In July 2015, the FASB issued ASU No. 2015-11, Simplifying the Measurement of Inventory. This guidance directs an entity to measure inventory at lower of cost or net realizable value, versus lower of cost or market. This guidance is effective for financial statements issued for fiscal years beginning after December 15, 2016, and all annual and interim periods thereafter. The Company uses estimated net realizable value as an approximation of fair value and therefore the adoption of this guidance did not have an effect on the Company's financial statements.

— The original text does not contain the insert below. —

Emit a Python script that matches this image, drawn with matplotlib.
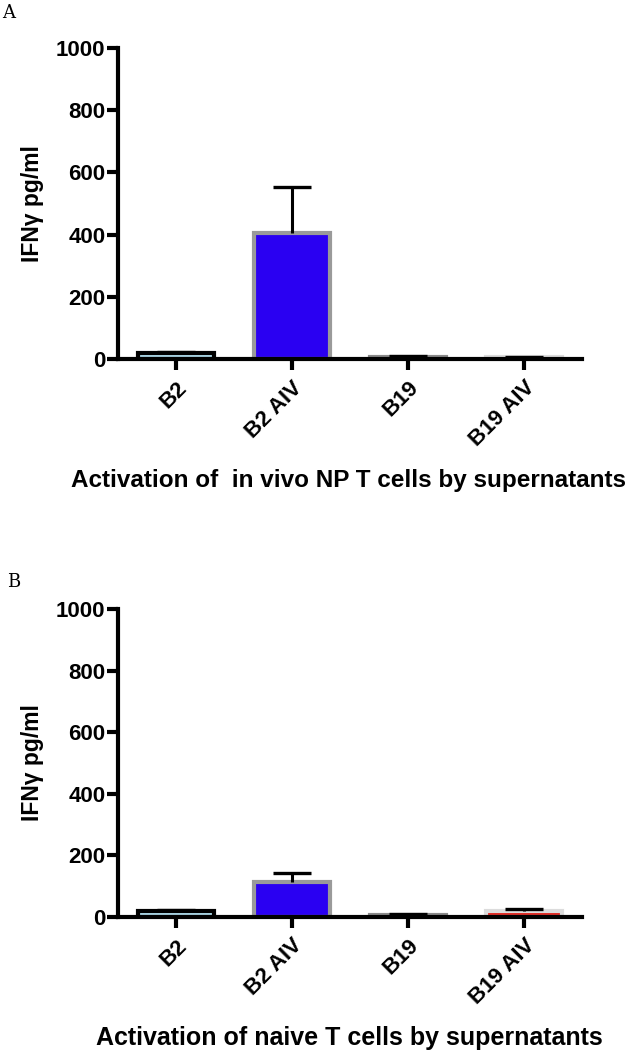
import numpy as np
import matplotlib.pyplot as plt

plt.rcParams['font.family'] = ['Liberation Sans', 'DejaVu Sans']

groups = ["B2", "B2 AIV", "B19", "B19 AIV"]

# panel A: in vivo NP T cells
vals_a = [18, 405, 8, 5]
err_a = [3, 147, 3, 3]
# panel B: naive T cells
vals_b = [19, 115, 7, 18]
err_b = [3, 28, 3, 9]

fills = ["#b4e2f2", "#2a00f2", "#5a5a5a", "#e0201a"]
edges = ["#000000", "#9a9a9a", "#8a8a8a", "#dcdcdc"]

xlabels = ["Activation of  in vivo NP T cells by supernatants",
           "Activation of naive T cells by supernatants"]

fig = plt.figure(figsize=(6.3, 10.51), dpi=100)

# [left, bottom, width, height] in figure fractions
boxes = [[0.187, 0.6584, 0.737, 0.2959],
         [0.187, 0.1275, 0.737, 0.2930]]
# x label baseline spot (figure coords) and size
xlab_pos = [(0.553, 0.5366), (0.554, 0.006)]
xlab_size = [17.5, 18]

x = np.arange(len(groups))

for i, (vals, err) in enumerate([(vals_a, err_a), (vals_b, err_b)]):
    ax = fig.add_axes(boxes[i])
    ax.bar(x, vals, width=0.66, color=fills, edgecolor=edges, linewidth=3, zorder=2)
    eb = ax.errorbar(x, vals, yerr=[np.zeros(len(err)), err], fmt="none",
                     ecolor="black", elinewidth=2.2, capsize=14, capthick=2.4, zorder=3)
    eb[1][0].set_visible(False)  # no cap at the bar top

    ax.set_xlim(-0.5, 3.5)
    ax.set_ylim(0, 1000)
    ax.set_yticks([0, 200, 400, 600, 800, 1000])
    ax.set_xticks(x)
    ax.set_xticklabels(groups, rotation=45, ha="right", va="top",
                       rotation_mode="anchor", fontsize=16, fontweight="bold")
    for lab in ax.get_yticklabels():
        lab.set_fontsize(16)
        lab.set_fontweight("bold")
    ax.tick_params(axis="both", direction="out", length=8, width=3, pad=1)
    ax.tick_params(axis="x", pad=5)
    for s in ["top", "right"]:
        ax.spines[s].set_visible(False)
    for s in ["left", "bottom"]:
        ax.spines[s].set_linewidth(3)
    ax.set_ylabel("IFNγ pg/ml", fontsize=16.5, fontweight="bold")
    ax.yaxis.set_label_coords(-0.16, 0.5)
    xl = ax.set_xlabel(xlabels[i], fontsize=xlab_size[i], fontweight="bold")
    xl.set_va("baseline")
    ax.xaxis.set_label_coords(*xlab_pos[i], transform=fig.transFigure)

fig.text(0.003, 0.988, "A", family="DejaVu Serif", fontsize=13, va="center")
fig.text(0.011, 0.446, "B", family="DejaVu Serif", fontsize=13, va="center")

fig.savefig("out.png", dpi=100)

In August 2014, the FASB issued ASU No. 2014-15, Disclosure of Uncertainties about an Entity’s Ability to Continue as a Going Concern, which requires management to assess a company’s ability to continue as a going concern and to provide related footnote disclosures in certain circumstances. Under the new standard, disclosures are required when conditions give rise to substantial doubt about a company’s ability to continue as a going concern within one year from the financial statement issuance date. The new standard is effective for annual periods ending after December 15, 2016, and all annual and interim periods thereafter. The adoption of this guidance did not have a material impact on the Company's financial statements.
    
In May 2014, the FASB issued ASU No. 2014-09, Revenue from Contracts with Customers. establishing a single comprehensive model for entities to use in accounting for revenue arising from contracts with customers. This update provides a five-step analysis in determining when and how revenue is recognized. The new model will require revenue recognition to depict the transfer of promised goods or services to customers in an amount that reflects the consideration a company expects to receive in exchange for those goods or services and will supersede most of the existing revenue recognition guidance, including industry-specific guidance. We have the option of using either a full retrospective or modified approach to adopt this guidance. Between August 2015 and May 2016, the FASB issued four additional updates, 1) ASU No. 2015-14, Deferral of the Effective Date, 2) ASU No. 2016-08, Principal versus Agent Considerations (Reporting Revenue Gross versus Net), 3) ASU No. 2016-10, Identifying Performance Obligations and Licensing, and 4) ASU No. 2016-12, Narrow-Scope Improvements and Practical Expedients to provide further guidance and clarification in accounting for revenue arising from contracts with customers. The new guidance is effective for annual reporting periods beginning after December 15, 2017, and all annual and interim periods thereafter. In 2017, the Company developed a project plan and timeline to complete a diagnostic assessment to begin developing solutions. This assessment included an initial training of key personnel, sampling of contracts, and revenue stream evaluation. In the second half of 2017, we completed a comprehensive review of all of our revenue streams, updated our accounting policies and completed training of sales and accounting staff world-wide. In the first quarter of 2018 the Company expects to implement and test any changes in policy, processes, systems and internal controls and compute required transition adjustments and disclosures. The Company expects to adopt the standard on a modified retrospective basis. We do not expect the adoption of this standard to have a material impact on our financial statements.